There is an inherent tension between TikTok and fine dining: The former is free and accessible to all, and it trades in what’s new, trendy, and viral. The latter, meanwhile, is—historically—only for those who can afford it, and it largely avoids of-the-moment trends in favor of classical techniques, seasonal ingredients, and the crème de la crème of the culinary world. All of these chefs and restaurateurs are aware of that, and they’re trying to find the happy medium.
Moore, for example, said he was at first extremely nervous about Pied à Terre joining TikTok, a platform that “seems so superficial.” And Rodil mentioned that “it’s not really becoming in a fine-dining environment to be on TikTok or to be creating content from a restaurant perspective,” because of the ways in which that may take away from the guest experience.
Then there’s the challenges in getting the staff on board, since many restaurant employees feature in the videos, whether it’s the chefs at DiDi appearing in a TikTok about the development of the restaurant’s menu or Pied à Terre’s sommelier discussing vintage Champagne. Oftentimes, these behind-the-scenes videos are the ones viewers love the most, but those who are used to staying out of the limelight aren’t always excited off the bat about being involved.
At Pied à Terre, Moore and Todd said, the executive chef was initially vehemently opposed to getting on TikTok. They had to convince him that, no, he wouldn’t have to do one of those silly dances in the kitchen. Now, though, the staff will give Todd ideas for different videos they can do, and they seem visibly at ease and joyful in the content posted to Pied à Terre’s account. The same is true for staffers at Didi and Goodnight Hospitality’s restaurants: Nguyen gives her kitchen a heads-up when she’s about to film, so those who would be uncomfortable on camera can opt out of appearing. And Rodil may urge her chefs to cook with a little more pizzazz for TikTok videos—which can sometimes get on their nerves—but they’re learning to adapt.

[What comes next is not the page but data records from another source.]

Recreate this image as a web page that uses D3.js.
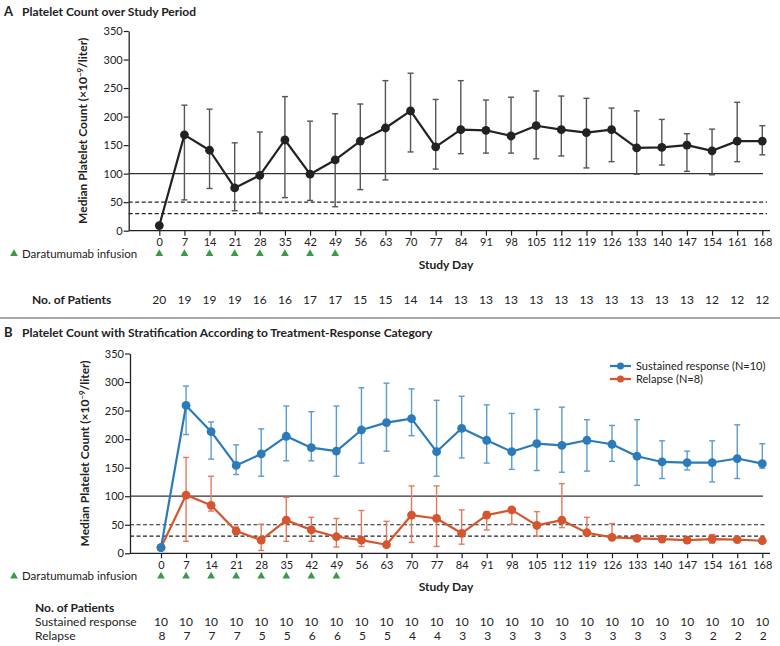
<!DOCTYPE html>
<html><head><meta charset="utf-8">
<script src="https://cdn.jsdelivr.net/npm/d3@7"></script>
<style>
body{margin:0;background:#fff;}
svg text{font-family:"Lato",sans-serif;fill:#222;}
</style></head>
<body><svg id="c" width="780" height="646"></svg>
<script>
const days = [0,7,14,21,28,35,42,49,56,63,70,77,84,91,98,105,112,119,126,133,140,147,154,161,168];
const infusionDays = [0,7,14,21,28,35,42,49];
const yTicks = [0,50,100,150,200,250,300,350];

// Panel A: all patients
const medianAll = [9,168,141,75,97,159,99,124,157,180,210,147,177,176,166,184,177,172,177,145,146,150,140,157,157];
const upperAll  = [null,220,213,154,173,235,192,205,222,263,276,230,263,229,234,245,236,232,215,210,195,170,178,225,184];
const lowerAll  = [null,54,74,35,31,58,53,42,72,89,138,108,135,136,136,126,131,110,121,99,115,104,98,121,133];
const patientsAll = [20,19,19,19,16,16,17,17,15,15,14,14,13,13,13,13,13,13,13,13,13,13,12,12,12];

// Panel B: sustained response
const medianSust = [10,259,213,154,174,205,185,179,216,229,236,178,219,198,178,192,189,198,191,170,160,159,159,166,157];
const upperSust  = [null,293,230,190,218,258,248,258,290,298,288,268,275,260,245,252,256,234,224,234,197,179,197,225,192];
const lowerSust  = [null,208,165,138,135,162,162,135,158,179,206,135,167,158,147,145,142,144,161,119,131,146,125,131,149];
const patientsSust = [10,10,10,10,10,10,10,10,10,10,10,10,10,10,10,10,10,10,10,10,10,10,10,10,10];

// Panel B: relapse
const medianRel = [10,102,84,39,23,58,41,29,23,15,67,61,35,67,76,49,58,36,28,26,25,23,25,24,22];
const upperRel  = [null,168,135,46,51,98,63,61,75,56,118,118,76,73,78,73,122,63,52,null,null,null,33,null,null];
const lowerRel  = [null,21,74,35,5,21,21,11,12,12,19,12,16,41,51,30,45,33,26,null,null,null,18,null,null];
const patientsRel = [8,7,7,7,5,5,6,6,5,5,4,4,3,3,3,3,3,3,3,3,3,3,2,2,2];

const seriesNames = ["Sustained response (N=10)","Relapse (N=8)"];
const BLUE="#2b7bba", BLUE_L="#5b9bd0", RED="#d4552e", RED_L="#e47a5c", GREEN="#3a9a48";

const svg = d3.select("#c");

function panel(cfg){
  const g = svg.append("g");
  const x = d3.scaleLinear().domain([0,168]).range(cfg.xr);
  const y = d3.scaleLinear().domain([0,350]).range(cfg.yr);
  const ya = g.append("g").attr("transform",`translate(${cfg.ax},0)`)
    .call(d3.axisLeft(y).tickValues(yTicks).tickSize(5).tickSizeOuter(0));
  ya.select(".domain").attr("stroke","#222").attr("stroke-width",1.3);
  ya.selectAll(".tick line").attr("stroke","#222").attr("stroke-width",1.2);
  ya.selectAll(".tick text").attr("font-size",11).attr("x",-6).attr("fill","#222");
  const xa = g.append("g").attr("transform",`translate(0,${cfg.yr[0]})`)
    .call(d3.axisBottom(x).tickValues(days).tickSize(5).tickSizeOuter(0));
  xa.select(".domain").remove();
  xa.append("line").attr("x1",cfg.ax).attr("x2",770).attr("y1",0).attr("y2",0).attr("stroke","#222").attr("stroke-width",1.3);
  xa.selectAll(".tick line").attr("stroke","#222").attr("stroke-width",1.2);
  xa.selectAll(".tick text").attr("font-size",11).attr("y",8).attr("fill","#222");
  g.append("line").attr("x1",cfg.ax).attr("x2",763).attr("y1",y(100)).attr("y2",y(100)).attr("stroke","#333").attr("stroke-width",1.2);
  [50,30].forEach(v=>g.append("line").attr("x1",cfg.ax).attr("x2",767).attr("y1",y(v)).attr("y2",y(v))
    .attr("stroke","#222").attr("stroke-width",1.2).attr("stroke-dasharray","4,2.5"));
  const lab = g.append("text").attr("transform",`translate(${cfg.lx},${(cfg.yr[0]+cfg.yr[1])/2}) rotate(-90)`)
    .attr("text-anchor","middle").attr("font-size",12).attr("font-weight","bold");
  lab.append("tspan").text("Median Platelet Count (×10");
  lab.append("tspan").text("−9").attr("font-size",8).attr("dy",-4);
  lab.append("tspan").text("/liter)").attr("dy",4);
  g.append("text").attr("x",446).attr("y",cfg.yr[0]+38).attr("text-anchor","middle").attr("font-size",12).attr("font-weight","bold").text("Study Day");
  const iy = cfg.yr[0]+27;
  const tri = d3.symbol().type(d3.symbolTriangle).size(26);
  g.append("path").attr("d",tri).attr("transform",`translate(14,${iy-4})`).attr("fill",GREEN);
  g.append("text").attr("x",22).attr("y",iy).attr("font-size",11.5).text("Daratumumab infusion");
  g.selectAll(".inf").data(infusionDays).enter().append("path").attr("d",tri)
    .attr("transform",d=>`translate(${x(d)},${iy-4})`).attr("fill",GREEN);
  return {g,x,y};
}

function drawSeries(p, med, up, lo, lineColor, barColor, r){
  const {g,x,y} = p;
  const eb = g.append("g").attr("stroke",barColor).attr("stroke-width",1.4).attr("fill","none");
  days.forEach((d,i)=>{
    if(up[i]==null) return;
    const cx=x(d);
    eb.append("line").attr("x1",cx).attr("x2",cx).attr("y1",y(up[i])).attr("y2",y(lo[i]));
    eb.append("line").attr("x1",cx-3).attr("x2",cx+3).attr("y1",y(up[i])).attr("y2",y(up[i]));
    eb.append("line").attr("x1",cx-3).attr("x2",cx+3).attr("y1",y(lo[i])).attr("y2",y(lo[i]));
  });
  g.append("path").datum(med).attr("fill","none").attr("stroke",lineColor).attr("stroke-width",2.2)
    .attr("stroke-linejoin","round")
    .attr("d",d3.line().x((v,i)=>x(days[i])).y(v=>y(v)));
  g.selectAll(null).data(med).enter().append("circle").attr("cx",(v,i)=>x(days[i])).attr("cy",v=>y(v))
    .attr("r",r).attr("fill",lineColor);
}

function title(yy, letter, txt){
  svg.append("text").attr("x",4).attr("y",yy).attr("font-size",13).attr("font-weight","bold").text(letter);
  svg.append("text").attr("x",22).attr("y",yy).attr("font-size",12).attr("font-weight","bold").text(txt);
}
title(16,"A","Platelet Count over Study Period");
title(337,"B","Platelet Count with Stratification According to Treatment-Response Category");

const pA = panel({xr:[159.3,762.3], yr:[230.7,31], ax:128.7, lx:87});
drawSeries(pA, medianAll, upperAll, lowerAll, "#222", "#555", 4.4);
svg.append("text").attr("x",32).attr("y",304).attr("font-size",12).attr("font-weight","bold").text("No. of Patients");
svg.selectAll(".pa").data(patientsAll).enter().append("text").attr("x",(v,i)=>pA.x(days[i])).attr("y",304)
  .attr("text-anchor","middle").attr("font-size",12).text(v=>v);

svg.append("line").attr("x1",0).attr("x2",780).attr("y1",318).attr("y2",318).attr("stroke","#a8a8a8").attr("stroke-width",2);

const pB = panel({xr:[161,762.3], yr:[553.3,353.5], ax:130, lx:89});
drawSeries(pB, medianRel, upperRel, lowerRel, RED, RED_L, 4.4);
drawSeries(pB, medianSust, upperSust, lowerSust, BLUE, BLUE_L, 4.4);

const lg = svg.append("g");
[[BLUE,366],[RED,379]].forEach((c,i)=>{
  lg.append("line").attr("x1",610).attr("x2",631).attr("y1",c[1]).attr("y2",c[1]).attr("stroke",c[0]).attr("stroke-width",2.2);
  lg.append("circle").attr("cx",620.5).attr("cy",c[1]).attr("r",3.5).attr("fill",c[0]);
  lg.append("text").attr("x",636).attr("y",c[1]+4).attr("font-size",11).text(seriesNames[i]);
});

svg.append("text").attr("x",35).attr("y",612).attr("font-size",12).attr("font-weight","bold").text("No. of Patients");
svg.append("text").attr("x",35).attr("y",626).attr("font-size",12).text("Sustained response");
svg.append("text").attr("x",35).attr("y",640).attr("font-size",12).text("Relapse");
svg.selectAll(".ps").data(patientsSust).enter().append("text").attr("x",(v,i)=>pB.x(days[i])).attr("y",626)
  .attr("text-anchor","middle").attr("font-size",12).text(v=>v);
svg.selectAll(".pr").data(patientsRel).enter().append("text").attr("x",(v,i)=>pB.x(days[i])+1).attr("y",640)
  .attr("text-anchor","middle").attr("font-size",12).text(v=>v);
</script></body></html>
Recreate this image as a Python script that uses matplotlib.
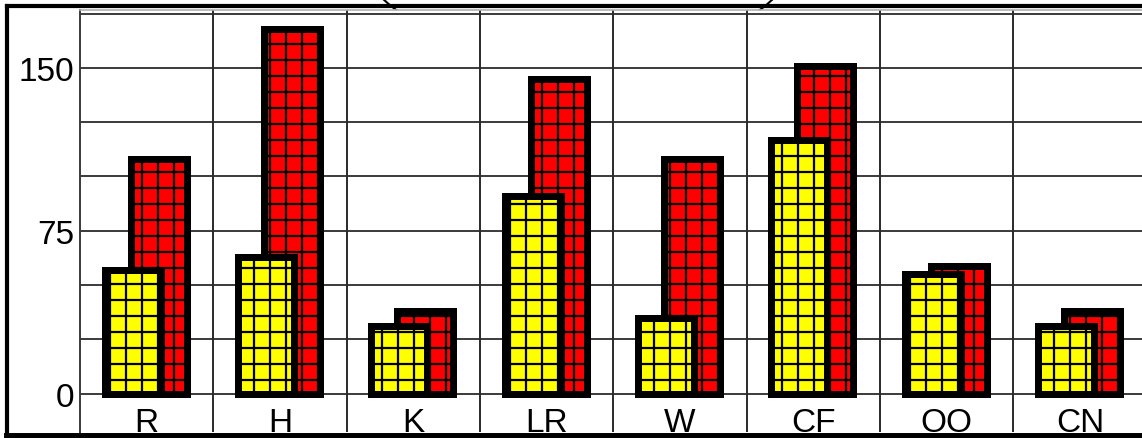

“The important part is showcasing that the team is having fun with it,” she said. “If they didn’t like it, then we wouldn’t do it.”
While TikTok may introduce a new restaurant to diners, or even lead to a new hire (which actually happened at Pied à Terre), it’s not a stand-in for patronizing these restaurants, and spending the time immersing yourself in the experience, the meal, and the atmosphere. As Rodil told me, it takes years—even decades—to build up techniques and menus, and you can’t condense all of that into a 60-second video.
TikTok, then, is simply a mechanism by which the fine-dining world is hoping to attract more loyal customers, and have a little bit of fun along the way. It shouldn’t be the final world, or the only way you form an opinion—good or bad—of a restaurant, which is at its core about taste, literally and figuratively.
“You really can’t judge unless you have already gone in yourself and experienced the restaurant as a whole,” Nguyen said.
So put down your phone and go eat—after you’ve hit “Like” on that TikTok, of course.